When using the optional ftplib.FTP()'s timeout parameter which specifies a timeout in seconds for blocking operations like the connection attempt, it is applied on both FTP control and passive data channel (if any). It is not applied for active (PORT/EPRT) data connections. The patch in attachment modifies ftplib so that when ntransfer method is called in active mode, timeout is applied on the resulting data connection.
I'm sorry, I realized right now that settimeout() should be used also *before* invoking accept(), to avoid the client to stall in case the server does not establish any connection. The second patch in attachment does that by using settimeout() straight into FTP.makeport() method.
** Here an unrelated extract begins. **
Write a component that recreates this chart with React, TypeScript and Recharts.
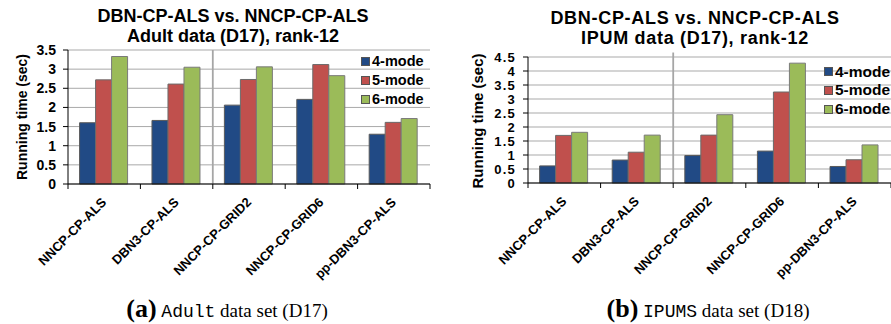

This time it's not easy as I see no way to distinguish whether the timeout exception gets raised by the command or the control socket, as makeport() method implementation deals with both: host = self.sock.getsockname()[0] if self.af == socket.AF_INET: resp = self.sendport(host, port) # socket.timeout can be raised here else: resp = self.sendeprt(host, port) # ...here if self.timeout is not _GLOBAL_DEFAULT_TIMEOUT: sock.settimeout(self.timeout) # or here I think the best we can do is add a test which checks the timeout applied to the data socket resulting from a PASV/PORT request. That doesn't cover this specific bug at all but it's something which is currently missing and that it would be nice to have.